» **Work to do**
Repeat only the lines below that run from the line with "Write the React, TypeScript" to the line with "XAxis, YAxis, CartesianGrid", ends included; skip every picture.

» **Records for the exercise**

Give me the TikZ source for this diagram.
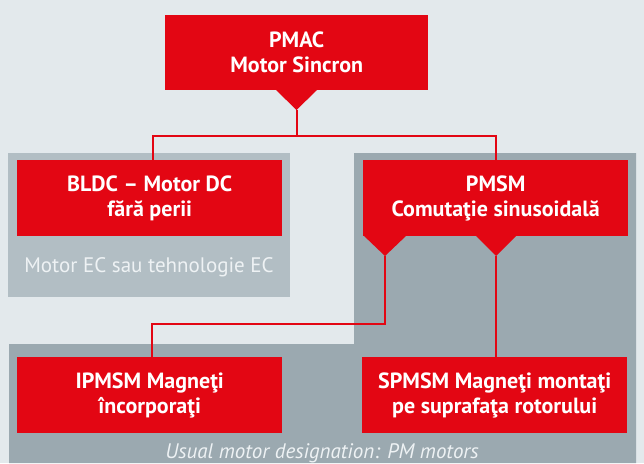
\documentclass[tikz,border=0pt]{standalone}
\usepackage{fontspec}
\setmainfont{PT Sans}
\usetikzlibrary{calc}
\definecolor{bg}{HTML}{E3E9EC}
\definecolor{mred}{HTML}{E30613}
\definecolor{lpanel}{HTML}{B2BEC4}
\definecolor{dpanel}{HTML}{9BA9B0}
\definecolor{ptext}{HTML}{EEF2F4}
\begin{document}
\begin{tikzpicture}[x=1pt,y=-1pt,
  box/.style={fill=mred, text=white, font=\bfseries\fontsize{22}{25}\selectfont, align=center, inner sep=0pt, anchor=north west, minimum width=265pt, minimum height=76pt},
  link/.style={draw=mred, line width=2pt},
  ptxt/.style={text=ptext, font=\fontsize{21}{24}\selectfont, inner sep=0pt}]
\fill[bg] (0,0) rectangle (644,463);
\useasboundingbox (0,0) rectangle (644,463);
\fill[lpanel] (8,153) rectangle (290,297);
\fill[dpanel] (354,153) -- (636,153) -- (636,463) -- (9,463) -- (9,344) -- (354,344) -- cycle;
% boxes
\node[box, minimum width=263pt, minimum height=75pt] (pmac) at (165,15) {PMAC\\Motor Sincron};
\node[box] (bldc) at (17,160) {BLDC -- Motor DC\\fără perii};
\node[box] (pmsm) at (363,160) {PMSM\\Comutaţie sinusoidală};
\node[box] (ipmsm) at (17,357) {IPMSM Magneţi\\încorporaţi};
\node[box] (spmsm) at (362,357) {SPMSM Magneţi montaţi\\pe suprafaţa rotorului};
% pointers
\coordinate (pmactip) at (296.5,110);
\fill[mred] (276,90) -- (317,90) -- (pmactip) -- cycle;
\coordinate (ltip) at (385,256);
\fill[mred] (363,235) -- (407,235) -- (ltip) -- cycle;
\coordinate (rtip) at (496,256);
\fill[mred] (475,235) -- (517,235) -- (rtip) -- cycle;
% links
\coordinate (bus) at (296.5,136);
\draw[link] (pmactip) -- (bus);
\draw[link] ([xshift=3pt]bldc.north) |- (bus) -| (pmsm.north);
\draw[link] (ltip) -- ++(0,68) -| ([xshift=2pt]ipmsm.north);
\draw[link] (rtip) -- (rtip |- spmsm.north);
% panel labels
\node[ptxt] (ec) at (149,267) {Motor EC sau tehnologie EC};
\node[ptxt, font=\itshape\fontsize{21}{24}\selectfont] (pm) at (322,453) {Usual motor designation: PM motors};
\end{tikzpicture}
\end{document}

---

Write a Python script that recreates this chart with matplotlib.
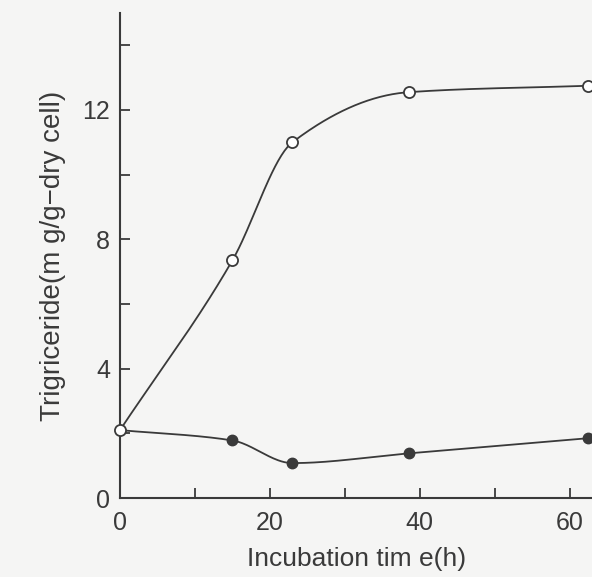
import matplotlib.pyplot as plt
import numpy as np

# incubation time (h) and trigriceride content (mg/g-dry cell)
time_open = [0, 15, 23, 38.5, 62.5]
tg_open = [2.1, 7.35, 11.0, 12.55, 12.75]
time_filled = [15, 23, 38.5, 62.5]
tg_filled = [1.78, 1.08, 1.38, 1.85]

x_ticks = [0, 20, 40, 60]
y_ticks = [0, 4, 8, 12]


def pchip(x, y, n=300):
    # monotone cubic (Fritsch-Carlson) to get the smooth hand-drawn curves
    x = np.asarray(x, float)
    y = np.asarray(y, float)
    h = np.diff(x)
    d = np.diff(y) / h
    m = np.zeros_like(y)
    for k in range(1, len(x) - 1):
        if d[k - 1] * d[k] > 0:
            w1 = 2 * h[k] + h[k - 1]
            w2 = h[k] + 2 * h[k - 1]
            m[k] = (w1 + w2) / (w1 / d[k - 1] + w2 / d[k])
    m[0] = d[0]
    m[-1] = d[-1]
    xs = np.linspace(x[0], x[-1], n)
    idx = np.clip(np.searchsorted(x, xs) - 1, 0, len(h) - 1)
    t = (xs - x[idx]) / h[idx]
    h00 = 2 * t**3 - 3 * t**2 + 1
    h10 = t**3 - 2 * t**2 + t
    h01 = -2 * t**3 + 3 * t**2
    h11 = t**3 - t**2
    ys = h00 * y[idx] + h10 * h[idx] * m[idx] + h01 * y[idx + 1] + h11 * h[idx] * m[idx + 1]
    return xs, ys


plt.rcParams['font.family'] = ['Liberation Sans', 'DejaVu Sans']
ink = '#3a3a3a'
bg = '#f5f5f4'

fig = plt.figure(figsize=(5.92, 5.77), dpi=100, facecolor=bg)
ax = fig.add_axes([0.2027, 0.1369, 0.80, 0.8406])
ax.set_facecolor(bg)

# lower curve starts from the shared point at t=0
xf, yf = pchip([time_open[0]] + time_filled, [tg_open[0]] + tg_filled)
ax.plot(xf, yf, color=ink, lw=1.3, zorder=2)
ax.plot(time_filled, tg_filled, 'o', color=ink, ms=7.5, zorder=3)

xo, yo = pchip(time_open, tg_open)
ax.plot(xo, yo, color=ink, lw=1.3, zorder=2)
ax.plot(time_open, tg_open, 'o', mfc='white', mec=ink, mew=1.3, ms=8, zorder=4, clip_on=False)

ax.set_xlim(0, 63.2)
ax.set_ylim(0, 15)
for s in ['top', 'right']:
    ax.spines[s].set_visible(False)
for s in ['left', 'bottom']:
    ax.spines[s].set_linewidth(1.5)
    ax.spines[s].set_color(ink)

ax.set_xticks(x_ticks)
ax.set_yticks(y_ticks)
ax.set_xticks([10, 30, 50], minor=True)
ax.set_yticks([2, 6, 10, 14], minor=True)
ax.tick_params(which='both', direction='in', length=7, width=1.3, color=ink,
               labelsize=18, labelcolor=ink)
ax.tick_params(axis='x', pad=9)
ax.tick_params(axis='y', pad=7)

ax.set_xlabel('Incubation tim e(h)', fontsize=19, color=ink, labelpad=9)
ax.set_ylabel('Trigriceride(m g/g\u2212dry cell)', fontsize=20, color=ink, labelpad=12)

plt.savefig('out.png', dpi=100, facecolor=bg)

==

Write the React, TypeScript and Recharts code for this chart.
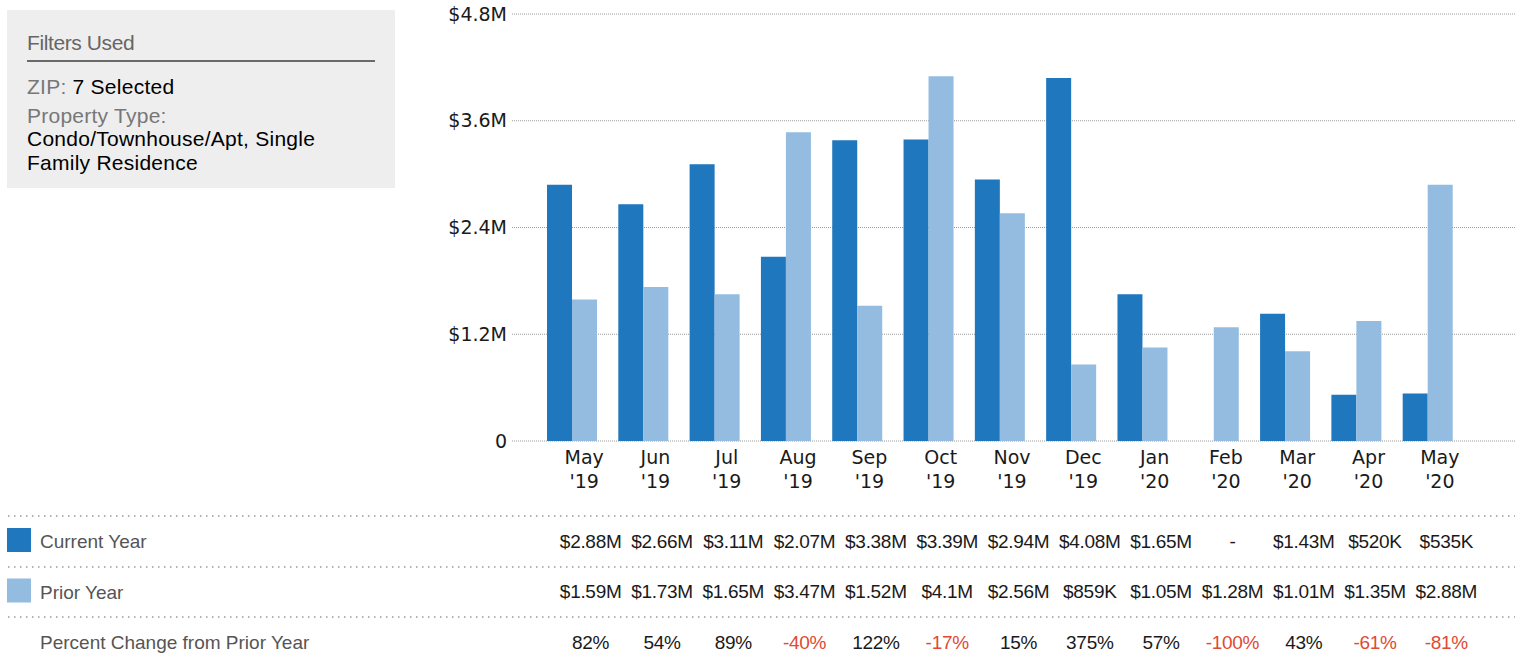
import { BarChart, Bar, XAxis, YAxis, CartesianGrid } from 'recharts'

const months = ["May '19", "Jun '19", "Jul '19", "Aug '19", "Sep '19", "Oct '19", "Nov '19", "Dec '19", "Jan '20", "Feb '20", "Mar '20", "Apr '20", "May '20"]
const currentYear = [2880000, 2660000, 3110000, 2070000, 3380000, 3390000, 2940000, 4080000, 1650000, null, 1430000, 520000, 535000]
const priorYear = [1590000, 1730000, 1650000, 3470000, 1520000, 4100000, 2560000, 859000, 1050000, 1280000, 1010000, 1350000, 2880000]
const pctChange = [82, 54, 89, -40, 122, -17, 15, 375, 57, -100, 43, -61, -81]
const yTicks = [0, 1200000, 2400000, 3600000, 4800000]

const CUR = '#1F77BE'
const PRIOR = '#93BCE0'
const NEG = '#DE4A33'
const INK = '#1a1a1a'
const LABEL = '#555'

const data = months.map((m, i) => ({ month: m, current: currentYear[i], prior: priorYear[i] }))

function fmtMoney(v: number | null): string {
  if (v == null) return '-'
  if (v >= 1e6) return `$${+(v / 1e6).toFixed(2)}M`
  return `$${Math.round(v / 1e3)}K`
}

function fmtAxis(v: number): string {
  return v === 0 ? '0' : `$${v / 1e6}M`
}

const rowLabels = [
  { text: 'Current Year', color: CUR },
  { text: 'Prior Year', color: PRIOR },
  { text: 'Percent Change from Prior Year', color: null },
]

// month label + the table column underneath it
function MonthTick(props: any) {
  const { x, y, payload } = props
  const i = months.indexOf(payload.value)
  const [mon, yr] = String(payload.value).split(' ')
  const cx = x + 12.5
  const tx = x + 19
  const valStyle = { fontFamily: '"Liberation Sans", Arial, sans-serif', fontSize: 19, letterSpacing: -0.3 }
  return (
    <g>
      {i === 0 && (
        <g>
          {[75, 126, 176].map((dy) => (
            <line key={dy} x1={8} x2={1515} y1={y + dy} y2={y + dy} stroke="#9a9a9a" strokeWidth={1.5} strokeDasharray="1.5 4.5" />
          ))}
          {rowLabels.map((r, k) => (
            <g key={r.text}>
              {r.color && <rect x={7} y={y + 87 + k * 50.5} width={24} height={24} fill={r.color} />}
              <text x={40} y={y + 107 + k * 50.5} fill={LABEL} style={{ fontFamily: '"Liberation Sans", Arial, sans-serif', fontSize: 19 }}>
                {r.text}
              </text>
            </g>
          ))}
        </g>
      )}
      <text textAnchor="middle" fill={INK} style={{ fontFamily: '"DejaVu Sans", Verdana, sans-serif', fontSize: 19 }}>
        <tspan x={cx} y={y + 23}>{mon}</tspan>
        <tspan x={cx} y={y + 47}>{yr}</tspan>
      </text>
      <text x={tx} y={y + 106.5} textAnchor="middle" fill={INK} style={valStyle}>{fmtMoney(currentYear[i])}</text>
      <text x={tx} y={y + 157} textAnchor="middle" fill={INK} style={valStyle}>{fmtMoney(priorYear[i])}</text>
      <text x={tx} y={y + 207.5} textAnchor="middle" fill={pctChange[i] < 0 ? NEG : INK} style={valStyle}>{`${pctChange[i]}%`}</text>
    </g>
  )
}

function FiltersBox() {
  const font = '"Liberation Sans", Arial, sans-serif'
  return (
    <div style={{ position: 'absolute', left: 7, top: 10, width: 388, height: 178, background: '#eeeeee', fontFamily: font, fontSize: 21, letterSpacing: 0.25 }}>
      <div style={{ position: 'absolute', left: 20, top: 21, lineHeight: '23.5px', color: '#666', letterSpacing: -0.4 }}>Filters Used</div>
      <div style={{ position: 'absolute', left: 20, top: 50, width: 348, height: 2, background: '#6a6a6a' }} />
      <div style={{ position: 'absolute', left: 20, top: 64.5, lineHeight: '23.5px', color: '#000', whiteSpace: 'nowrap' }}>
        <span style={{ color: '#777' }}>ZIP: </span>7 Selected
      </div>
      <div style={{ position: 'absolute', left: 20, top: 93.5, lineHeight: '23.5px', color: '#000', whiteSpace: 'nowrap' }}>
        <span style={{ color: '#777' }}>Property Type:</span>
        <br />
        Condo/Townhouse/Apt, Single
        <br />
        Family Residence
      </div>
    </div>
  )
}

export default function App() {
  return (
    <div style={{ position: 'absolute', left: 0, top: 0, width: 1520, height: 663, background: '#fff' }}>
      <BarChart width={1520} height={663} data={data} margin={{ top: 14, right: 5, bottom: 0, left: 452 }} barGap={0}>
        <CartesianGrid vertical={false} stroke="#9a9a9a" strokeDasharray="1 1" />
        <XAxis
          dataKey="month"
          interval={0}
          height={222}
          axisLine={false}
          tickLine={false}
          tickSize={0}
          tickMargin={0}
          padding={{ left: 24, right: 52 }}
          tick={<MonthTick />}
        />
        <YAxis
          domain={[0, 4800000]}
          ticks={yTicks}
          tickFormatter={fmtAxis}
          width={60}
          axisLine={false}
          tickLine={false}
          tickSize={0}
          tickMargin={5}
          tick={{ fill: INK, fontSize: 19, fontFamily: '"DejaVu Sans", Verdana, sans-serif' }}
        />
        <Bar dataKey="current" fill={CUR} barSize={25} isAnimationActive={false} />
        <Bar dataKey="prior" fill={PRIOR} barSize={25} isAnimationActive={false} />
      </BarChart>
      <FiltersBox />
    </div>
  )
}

» **Output for this task**
Write the React, TypeScript and Recharts code for this chart.
import { BarChart, Bar, XAxis, YAxis, CartesianGrid } from 'recharts'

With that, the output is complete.